### THE TASK
Wherever "chart" appears in a line, copy that line.

### DATA TO PROCESS

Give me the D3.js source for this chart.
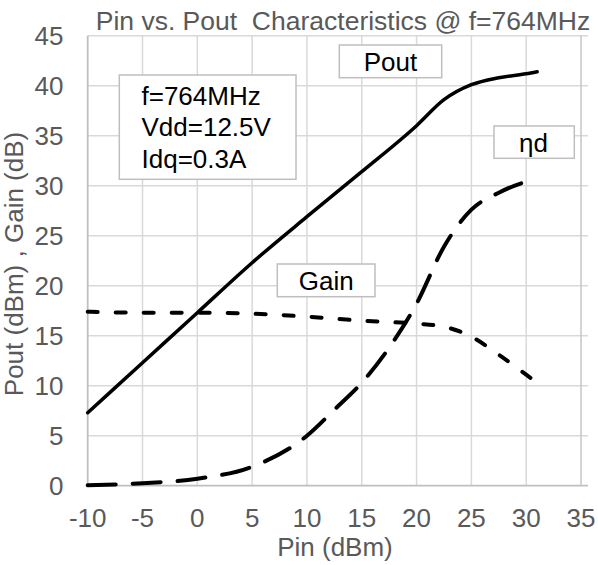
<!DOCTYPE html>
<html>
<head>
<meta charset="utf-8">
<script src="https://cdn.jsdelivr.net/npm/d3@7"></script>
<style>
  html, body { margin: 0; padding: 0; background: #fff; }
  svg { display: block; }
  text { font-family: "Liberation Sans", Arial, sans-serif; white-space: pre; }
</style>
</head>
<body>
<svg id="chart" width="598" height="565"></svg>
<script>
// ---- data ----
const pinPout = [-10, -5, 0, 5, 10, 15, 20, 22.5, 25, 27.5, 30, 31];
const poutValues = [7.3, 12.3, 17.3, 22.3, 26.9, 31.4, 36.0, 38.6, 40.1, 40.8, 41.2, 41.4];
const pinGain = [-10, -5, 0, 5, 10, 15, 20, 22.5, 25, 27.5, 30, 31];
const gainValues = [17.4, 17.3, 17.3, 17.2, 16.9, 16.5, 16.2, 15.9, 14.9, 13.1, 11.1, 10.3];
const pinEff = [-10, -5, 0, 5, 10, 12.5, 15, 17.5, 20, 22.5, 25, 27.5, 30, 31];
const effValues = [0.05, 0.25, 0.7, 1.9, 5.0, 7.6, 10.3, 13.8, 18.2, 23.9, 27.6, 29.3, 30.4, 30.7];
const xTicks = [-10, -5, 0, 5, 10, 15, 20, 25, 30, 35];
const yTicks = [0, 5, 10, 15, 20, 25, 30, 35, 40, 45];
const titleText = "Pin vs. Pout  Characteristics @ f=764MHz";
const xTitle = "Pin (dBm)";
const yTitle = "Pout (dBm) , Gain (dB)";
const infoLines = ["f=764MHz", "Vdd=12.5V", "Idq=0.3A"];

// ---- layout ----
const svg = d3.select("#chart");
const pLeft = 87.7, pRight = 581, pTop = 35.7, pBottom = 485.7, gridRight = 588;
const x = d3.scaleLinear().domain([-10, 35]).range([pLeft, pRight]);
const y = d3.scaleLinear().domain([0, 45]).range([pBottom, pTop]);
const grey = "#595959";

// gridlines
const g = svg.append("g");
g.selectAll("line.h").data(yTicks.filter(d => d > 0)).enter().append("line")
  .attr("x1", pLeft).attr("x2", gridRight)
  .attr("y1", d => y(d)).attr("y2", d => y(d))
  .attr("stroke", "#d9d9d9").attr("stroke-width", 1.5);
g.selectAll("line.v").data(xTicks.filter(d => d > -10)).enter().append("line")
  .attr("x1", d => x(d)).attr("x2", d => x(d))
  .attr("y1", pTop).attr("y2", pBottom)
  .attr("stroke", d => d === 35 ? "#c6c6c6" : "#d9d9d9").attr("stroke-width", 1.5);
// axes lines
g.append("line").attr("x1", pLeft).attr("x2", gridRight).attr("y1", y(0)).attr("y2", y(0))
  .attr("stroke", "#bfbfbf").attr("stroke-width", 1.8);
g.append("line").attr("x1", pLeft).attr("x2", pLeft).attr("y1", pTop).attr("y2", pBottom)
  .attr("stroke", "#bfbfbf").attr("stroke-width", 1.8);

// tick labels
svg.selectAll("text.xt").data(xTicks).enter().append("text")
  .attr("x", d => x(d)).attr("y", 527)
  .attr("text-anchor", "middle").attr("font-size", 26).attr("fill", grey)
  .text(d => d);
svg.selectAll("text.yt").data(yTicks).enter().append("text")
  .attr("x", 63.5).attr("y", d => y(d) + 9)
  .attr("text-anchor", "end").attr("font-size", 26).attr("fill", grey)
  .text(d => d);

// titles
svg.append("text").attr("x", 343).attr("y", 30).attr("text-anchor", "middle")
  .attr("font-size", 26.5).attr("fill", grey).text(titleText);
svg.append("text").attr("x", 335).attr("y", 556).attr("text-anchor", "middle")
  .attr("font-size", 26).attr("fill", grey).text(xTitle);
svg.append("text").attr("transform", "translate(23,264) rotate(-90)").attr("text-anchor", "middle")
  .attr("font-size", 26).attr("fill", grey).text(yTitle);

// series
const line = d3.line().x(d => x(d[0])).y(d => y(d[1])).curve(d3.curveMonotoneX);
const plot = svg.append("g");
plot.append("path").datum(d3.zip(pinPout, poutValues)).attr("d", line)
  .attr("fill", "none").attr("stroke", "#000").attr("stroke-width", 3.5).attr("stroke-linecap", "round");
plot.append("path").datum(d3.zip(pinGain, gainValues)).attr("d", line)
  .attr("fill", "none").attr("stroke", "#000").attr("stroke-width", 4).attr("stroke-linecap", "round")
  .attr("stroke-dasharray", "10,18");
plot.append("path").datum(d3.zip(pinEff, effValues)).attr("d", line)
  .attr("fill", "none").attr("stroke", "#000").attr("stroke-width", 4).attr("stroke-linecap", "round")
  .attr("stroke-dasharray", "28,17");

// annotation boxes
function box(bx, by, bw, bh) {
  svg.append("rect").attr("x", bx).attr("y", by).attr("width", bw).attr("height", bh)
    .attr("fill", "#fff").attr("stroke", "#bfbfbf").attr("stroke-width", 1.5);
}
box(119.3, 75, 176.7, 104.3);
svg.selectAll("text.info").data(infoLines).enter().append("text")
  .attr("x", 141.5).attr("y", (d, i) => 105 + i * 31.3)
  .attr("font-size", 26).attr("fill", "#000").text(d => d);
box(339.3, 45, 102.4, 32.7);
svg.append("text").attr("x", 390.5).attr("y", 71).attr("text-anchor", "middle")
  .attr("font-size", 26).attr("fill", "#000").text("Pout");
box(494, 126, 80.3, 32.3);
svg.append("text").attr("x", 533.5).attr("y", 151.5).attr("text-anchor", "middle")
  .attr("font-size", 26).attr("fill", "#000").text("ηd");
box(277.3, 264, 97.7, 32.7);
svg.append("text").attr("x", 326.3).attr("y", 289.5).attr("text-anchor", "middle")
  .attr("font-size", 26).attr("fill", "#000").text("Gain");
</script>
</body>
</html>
--
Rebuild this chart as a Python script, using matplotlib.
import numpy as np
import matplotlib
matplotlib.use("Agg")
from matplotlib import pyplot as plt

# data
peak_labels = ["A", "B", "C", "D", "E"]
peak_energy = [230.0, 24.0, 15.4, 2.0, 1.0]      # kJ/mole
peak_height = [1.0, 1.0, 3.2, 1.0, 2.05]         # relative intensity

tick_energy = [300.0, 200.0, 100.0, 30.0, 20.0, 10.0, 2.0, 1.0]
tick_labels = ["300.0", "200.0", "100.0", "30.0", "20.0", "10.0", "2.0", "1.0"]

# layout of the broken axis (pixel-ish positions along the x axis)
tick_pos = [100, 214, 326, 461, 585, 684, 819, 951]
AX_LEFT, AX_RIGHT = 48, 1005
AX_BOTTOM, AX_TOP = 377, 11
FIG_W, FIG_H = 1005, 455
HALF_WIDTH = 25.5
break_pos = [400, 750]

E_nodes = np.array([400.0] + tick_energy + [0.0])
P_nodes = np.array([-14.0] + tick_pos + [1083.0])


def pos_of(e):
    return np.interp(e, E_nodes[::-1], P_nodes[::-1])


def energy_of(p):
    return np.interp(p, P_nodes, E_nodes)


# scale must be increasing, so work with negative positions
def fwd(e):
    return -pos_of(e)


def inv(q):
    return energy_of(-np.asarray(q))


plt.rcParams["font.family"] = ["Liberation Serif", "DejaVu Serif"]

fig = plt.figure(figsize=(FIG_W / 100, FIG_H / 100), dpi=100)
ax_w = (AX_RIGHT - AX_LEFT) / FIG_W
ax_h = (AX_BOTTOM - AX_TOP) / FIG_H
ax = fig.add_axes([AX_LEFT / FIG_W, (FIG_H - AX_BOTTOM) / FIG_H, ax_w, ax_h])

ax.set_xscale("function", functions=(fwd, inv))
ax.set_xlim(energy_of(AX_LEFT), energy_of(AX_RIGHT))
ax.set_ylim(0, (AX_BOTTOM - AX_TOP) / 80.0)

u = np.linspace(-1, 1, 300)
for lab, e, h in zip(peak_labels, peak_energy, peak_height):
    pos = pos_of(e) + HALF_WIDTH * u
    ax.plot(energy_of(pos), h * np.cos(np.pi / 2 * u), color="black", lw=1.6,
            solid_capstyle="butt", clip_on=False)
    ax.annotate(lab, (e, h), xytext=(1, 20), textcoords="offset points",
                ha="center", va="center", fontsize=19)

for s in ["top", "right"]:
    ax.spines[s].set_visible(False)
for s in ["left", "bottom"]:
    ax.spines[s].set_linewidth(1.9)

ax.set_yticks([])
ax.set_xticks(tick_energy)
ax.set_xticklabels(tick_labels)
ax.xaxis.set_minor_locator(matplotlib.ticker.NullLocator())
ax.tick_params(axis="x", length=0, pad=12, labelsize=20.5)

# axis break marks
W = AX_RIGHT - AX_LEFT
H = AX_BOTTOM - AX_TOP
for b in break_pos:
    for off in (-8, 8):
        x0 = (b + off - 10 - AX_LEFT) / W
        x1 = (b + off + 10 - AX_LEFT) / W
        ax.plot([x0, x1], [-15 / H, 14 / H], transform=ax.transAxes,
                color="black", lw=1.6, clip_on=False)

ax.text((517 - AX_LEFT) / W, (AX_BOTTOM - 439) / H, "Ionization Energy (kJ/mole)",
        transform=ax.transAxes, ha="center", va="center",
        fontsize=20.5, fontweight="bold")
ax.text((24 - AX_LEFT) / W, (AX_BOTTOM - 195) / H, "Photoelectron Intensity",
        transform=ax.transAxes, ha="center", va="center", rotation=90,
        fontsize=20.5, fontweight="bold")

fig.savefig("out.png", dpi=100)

### ANSWER FOR THE TASK
Give me the D3.js source for this chart.
<svg id="chart" width="598" height="565"></svg>
const svg = d3.select("#chart");
Rebuild this chart as a Python script, using matplotlib.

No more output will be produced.